The defence took place online on March 30th, 2021 in front of a jury of:
Advisor | Ralf Treinen | Professeur | Université de Paris |
Advisor | Yann Régis-Gianas | Maître de Conférences | Université de Paris |
Reviewer | Andreas Podelski | Professor | University of Freiburg |
Reviewer | Stéphane Demri | Directeur de Recherche | CNRS |
Examiner | Julia Lawall | Directrice de Recherche | Inria |
Examiner | Roberto Di Cosmo | Professeur | Université de Paris |
Examiner | Michael Greenberg | Assistant Professor | Pomona College |
A replay of the presentation is available here [MQ;LQ]. The slides are available here.
This thesis aims at applying techniques from deductive program verification and analysis of tree transformations to the problem of analysing Shell scripts. In particular, we aim at analysing Shell scripts that are used in software installation in the Debian GNU/Linux distribution. The final goal is to build a proof-of-concept tool able to read Debian packages – the way Debian has to distribute software – and report on their quality and on the potential bugs they might have.
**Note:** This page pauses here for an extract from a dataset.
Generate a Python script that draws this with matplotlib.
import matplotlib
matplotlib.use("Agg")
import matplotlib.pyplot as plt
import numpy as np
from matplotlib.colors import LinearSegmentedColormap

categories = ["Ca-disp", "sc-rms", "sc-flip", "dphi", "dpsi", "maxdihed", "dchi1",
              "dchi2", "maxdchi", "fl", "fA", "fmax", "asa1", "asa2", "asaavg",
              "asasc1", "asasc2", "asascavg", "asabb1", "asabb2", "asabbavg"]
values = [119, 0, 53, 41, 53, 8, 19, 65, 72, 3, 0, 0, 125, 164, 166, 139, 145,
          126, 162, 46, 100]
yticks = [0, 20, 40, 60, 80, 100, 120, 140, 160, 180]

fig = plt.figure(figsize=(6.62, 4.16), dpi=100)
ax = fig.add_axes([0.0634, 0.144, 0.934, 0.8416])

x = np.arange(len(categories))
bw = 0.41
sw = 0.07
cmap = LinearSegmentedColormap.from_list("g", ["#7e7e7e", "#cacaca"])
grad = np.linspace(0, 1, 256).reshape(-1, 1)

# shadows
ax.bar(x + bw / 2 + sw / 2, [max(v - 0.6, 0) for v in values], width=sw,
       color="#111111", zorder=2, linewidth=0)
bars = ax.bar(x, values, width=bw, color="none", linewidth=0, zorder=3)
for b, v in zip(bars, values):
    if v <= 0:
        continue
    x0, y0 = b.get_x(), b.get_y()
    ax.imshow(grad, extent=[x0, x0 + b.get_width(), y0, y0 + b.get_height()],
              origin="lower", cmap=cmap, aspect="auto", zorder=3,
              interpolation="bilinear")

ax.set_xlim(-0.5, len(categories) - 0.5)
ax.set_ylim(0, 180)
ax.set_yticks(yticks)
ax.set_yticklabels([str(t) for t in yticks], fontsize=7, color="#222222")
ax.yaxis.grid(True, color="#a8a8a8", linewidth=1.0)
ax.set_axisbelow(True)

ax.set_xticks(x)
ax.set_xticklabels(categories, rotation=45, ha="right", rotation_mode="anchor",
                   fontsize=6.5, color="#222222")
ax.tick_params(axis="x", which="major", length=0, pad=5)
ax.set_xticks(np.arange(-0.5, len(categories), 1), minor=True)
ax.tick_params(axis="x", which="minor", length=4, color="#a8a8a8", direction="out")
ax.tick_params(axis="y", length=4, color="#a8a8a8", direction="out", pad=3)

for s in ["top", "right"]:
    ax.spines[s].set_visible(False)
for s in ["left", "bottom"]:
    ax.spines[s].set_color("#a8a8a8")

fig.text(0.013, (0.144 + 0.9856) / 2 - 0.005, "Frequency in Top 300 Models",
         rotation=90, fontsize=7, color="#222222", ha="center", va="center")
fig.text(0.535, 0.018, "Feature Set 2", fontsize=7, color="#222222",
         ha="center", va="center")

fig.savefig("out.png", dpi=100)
Shell is a scripting language providing control structures around Unix utility calls. Unix utilities are objects that can perform all kind of transformation on Unix filesystems. We model Unix filesystems using feature trees and transformations of Unix filesystems using formulas in a feature tree logic named FTS. We describe these modelisations extensively and discuss their validity. The control structures of Shell scripts are converted to control structures in an intermediary language that has clearly defined semantics. This involves the definition of this intermediary language, the design of a static parser for Shell scripts and of a conversion that respects the semantics of both languages. The semantics of Shell scripts is then computed using symbolic execution of the aforementioned intermediary language, using a database of specifications of Unix utility calls as formulas of FTS. The result is, for each potential trace of execution of a Shell script, a formula of FTS describing the filesystem transformation this trace performs.
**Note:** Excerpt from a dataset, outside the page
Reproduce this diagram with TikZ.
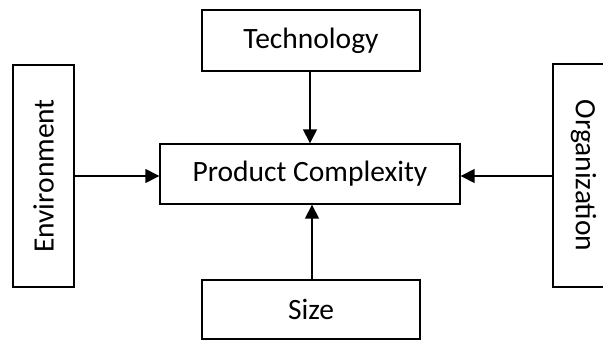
\documentclass[tikz,border=0pt]{standalone}
\usepackage{fontspec}
\setmainfont{Carlito}
\usetikzlibrary{arrows.meta}
\begin{document}
\begin{tikzpicture}[x=1pt,y=1pt,
  box/.style={draw=black,line width=1.4pt,fill=white,inner sep=0pt,
    font=\fontsize{29.5}{31}\selectfont},
  link/.style={line width=1.6pt,-{Triangle[length=14pt,width=14pt]}}]
  \useasboundingbox (0,0) rectangle (603,-341);
  \begin{scope}
    \clip (0,0) rectangle (603,-341);
    % input factors around the central box
    \node[box,minimum width=218pt,minimum height=61pt] (tech) at (311,-40.5) {Technology};
    \node[box,minimum width=300pt,minimum height=60pt] (prod) at (310,-174) {Product Complexity};
    \node[box,minimum width=218pt,minimum height=59pt] (size) at (311,-309.5) {Size};
    \node[box,minimum width=61pt,minimum height=222pt] (env) at (43.5,-176) {\rotatebox{90}{Environment}};
    \node[box,minimum width=61pt,minimum height=223pt] (org) at (583.5,-175.5) {\rotatebox{-90}{Organization}};
    % influences pointing into the central box
    \draw[link] (tech.south -| prod.north) -- (prod.north);
    \draw[link] (size.north) ++(1,0) coordinate (sz) -- (sz |- prod.south);
    \draw[link] (env.east |- prod.west) ++(0,-2) coordinate (e) -- (e -| prod.west);
    \draw[link] (org.west |- prod.east) ++(0,-2) coordinate (o) -- (o -| prod.east);
  \end{scope}
\end{tikzpicture}
\end{document}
The main part of the thesis then focuses on decidability of formulas of FTS. The goal is to be able to detect traces of execution of Shell scripts that cannot happen and to check properties on the Shell scripts, such as “if the script fails, then it must not have performed any transformation”. A first, theoretical, part aims at showing that the full first-order theory of FTS is decidable. This goes by first reasoning only on Σ₁-formulas of FTS and defining a system of rules R₁ that transforms Σ₁-formulas. We show that we can use R₁ to decide the satisfiability of Σ₁-formulas as well as some other properties. We then extend the reasoning from Σ₁-formulas to first-order formulas of FTS using properties of R₁ and weak quantifier eliminations. We conclude by stating that the first-order theory of FTS is indeed decidable. A second, more practical, part aims at designing efficient decision procedures for a subset of FTS rich enough to express the semantics of Unix utilities and Shell scripts. This goes by focusing on conjunctive formulas and improving on R₁. This results in a system R₂ which is more efficient on conjunctive formulas but would not have the required properties to prove decidability of the first-order. We then show how R₂ can be implemented efficiently and that it can be extended without loss of efficiency to support specific forms of Σ₁-formulas.
Finally, this thesis describes the applications of the theoretical work to the implementation of a toolchain able to analyse all software packages in the Debian distribution and report on them. We describe our analysis and the bugs that we have found during the whole project. This thesis takes place within the CoLiS project, ANR-15-CE25-0001, taking place from October 2015 to March 2021.